──────── Stored data ────────
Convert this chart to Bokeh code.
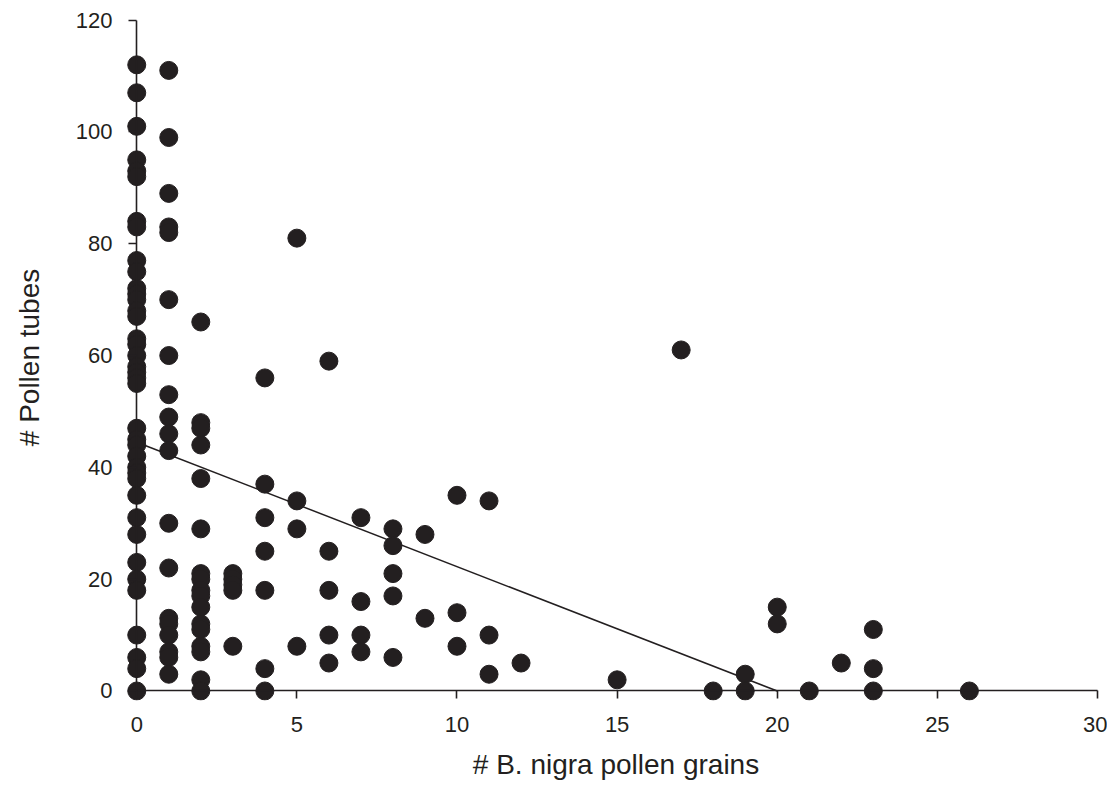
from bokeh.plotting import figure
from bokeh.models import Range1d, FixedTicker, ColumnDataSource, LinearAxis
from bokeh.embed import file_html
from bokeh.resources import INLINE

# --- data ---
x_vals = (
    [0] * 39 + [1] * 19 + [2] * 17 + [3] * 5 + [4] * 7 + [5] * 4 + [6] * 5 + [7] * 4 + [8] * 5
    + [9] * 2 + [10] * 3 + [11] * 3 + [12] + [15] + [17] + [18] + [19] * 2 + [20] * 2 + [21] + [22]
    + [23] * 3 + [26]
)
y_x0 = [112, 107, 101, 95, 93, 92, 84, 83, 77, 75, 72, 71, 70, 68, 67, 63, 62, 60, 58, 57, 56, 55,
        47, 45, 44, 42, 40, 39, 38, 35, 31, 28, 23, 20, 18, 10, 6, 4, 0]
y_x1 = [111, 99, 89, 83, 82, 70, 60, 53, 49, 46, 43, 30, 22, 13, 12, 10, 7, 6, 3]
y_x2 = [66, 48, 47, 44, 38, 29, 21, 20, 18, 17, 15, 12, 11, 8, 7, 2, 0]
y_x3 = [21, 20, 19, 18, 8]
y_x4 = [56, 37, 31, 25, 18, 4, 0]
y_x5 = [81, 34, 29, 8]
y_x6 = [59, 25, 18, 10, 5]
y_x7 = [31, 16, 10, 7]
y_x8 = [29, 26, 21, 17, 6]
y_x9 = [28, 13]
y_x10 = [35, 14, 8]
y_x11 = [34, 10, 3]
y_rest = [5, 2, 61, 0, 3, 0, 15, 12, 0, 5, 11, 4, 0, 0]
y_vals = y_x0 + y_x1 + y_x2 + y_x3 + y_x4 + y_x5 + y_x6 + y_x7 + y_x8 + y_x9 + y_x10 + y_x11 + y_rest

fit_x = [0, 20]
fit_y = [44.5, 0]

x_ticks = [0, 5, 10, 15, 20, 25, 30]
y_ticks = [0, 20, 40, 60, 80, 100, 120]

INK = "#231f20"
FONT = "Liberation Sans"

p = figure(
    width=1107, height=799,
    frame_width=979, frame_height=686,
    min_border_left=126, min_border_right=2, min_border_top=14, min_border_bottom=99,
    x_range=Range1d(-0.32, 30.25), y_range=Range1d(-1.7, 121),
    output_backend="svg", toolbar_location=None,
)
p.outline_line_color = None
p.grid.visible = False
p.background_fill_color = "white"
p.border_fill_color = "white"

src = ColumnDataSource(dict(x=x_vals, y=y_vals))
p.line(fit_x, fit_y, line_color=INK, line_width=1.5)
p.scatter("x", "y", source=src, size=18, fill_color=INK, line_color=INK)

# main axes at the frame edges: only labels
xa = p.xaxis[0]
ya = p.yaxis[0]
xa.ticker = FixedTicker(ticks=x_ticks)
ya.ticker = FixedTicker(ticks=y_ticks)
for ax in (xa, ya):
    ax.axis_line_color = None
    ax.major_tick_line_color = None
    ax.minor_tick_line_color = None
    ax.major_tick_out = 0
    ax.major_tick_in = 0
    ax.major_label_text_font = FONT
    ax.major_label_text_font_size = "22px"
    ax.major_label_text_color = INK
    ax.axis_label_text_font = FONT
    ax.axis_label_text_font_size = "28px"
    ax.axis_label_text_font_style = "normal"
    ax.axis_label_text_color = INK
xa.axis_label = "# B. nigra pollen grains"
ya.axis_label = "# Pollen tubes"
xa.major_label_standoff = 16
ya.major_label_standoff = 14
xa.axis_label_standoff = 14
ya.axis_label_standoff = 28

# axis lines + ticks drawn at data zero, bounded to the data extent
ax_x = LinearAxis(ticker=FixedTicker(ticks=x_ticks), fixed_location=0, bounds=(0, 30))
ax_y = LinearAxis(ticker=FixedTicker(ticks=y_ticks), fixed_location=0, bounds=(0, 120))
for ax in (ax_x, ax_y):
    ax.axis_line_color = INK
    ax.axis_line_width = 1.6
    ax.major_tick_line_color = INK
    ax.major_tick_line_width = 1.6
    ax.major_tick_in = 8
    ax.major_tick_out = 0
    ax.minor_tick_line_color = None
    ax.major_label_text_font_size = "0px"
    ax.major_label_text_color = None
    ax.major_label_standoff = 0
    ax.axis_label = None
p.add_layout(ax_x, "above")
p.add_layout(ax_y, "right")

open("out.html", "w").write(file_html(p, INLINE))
────────
▶ **The task**
Copy nothing but the lines from the first one in the listing through the line with "y_ticks = [0, 20, 40, 60, 80, 100, 120]", and omit the pictures.

▶ **Response**
Convert this chart to Bokeh code.
from bokeh.plotting import figure
from bokeh.models import Range1d, FixedTicker, ColumnDataSource, LinearAxis
from bokeh.embed import file_html
from bokeh.resources import INLINE

# --- data ---
x_vals = (
    [0] * 39 + [1] * 19 + [2] * 17 + [3] * 5 + [4] * 7 + [5] * 4 + [6] * 5 + [7] * 4 + [8] * 5
    + [9] * 2 + [10] * 3 + [11] * 3 + [12] + [15] + [17] + [18] + [19] * 2 + [20] * 2 + [21] + [22]
    + [23] * 3 + [26]
)
y_x0 = [112, 107, 101, 95, 93, 92, 84, 83, 77, 75, 72, 71, 70, 68, 67, 63, 62, 60, 58, 57, 56, 55,
        47, 45, 44, 42, 40, 39, 38, 35, 31, 28, 23, 20, 18, 10, 6, 4, 0]
y_x1 = [111, 99, 89, 83, 82, 70, 60, 53, 49, 46, 43, 30, 22, 13, 12, 10, 7, 6, 3]
y_x2 = [66, 48, 47, 44, 38, 29, 21, 20, 18, 17, 15, 12, 11, 8, 7, 2, 0]
y_x3 = [21, 20, 19, 18, 8]
y_x4 = [56, 37, 31, 25, 18, 4, 0]
y_x5 = [81, 34, 29, 8]
y_x6 = [59, 25, 18, 10, 5]
y_x7 = [31, 16, 10, 7]
y_x8 = [29, 26, 21, 17, 6]
y_x9 = [28, 13]
y_x10 = [35, 14, 8]
y_x11 = [34, 10, 3]
y_rest = [5, 2, 61, 0, 3, 0, 15, 12, 0, 5, 11, 4, 0, 0]
y_vals = y_x0 + y_x1 + y_x2 + y_x3 + y_x4 + y_x5 + y_x6 + y_x7 + y_x8 + y_x9 + y_x10 + y_x11 + y_rest

fit_x = [0, 20]
fit_y = [44.5, 0]

x_ticks = [0, 5, 10, 15, 20, 25, 30]
y_ticks = [0, 20, 40, 60, 80, 100, 120]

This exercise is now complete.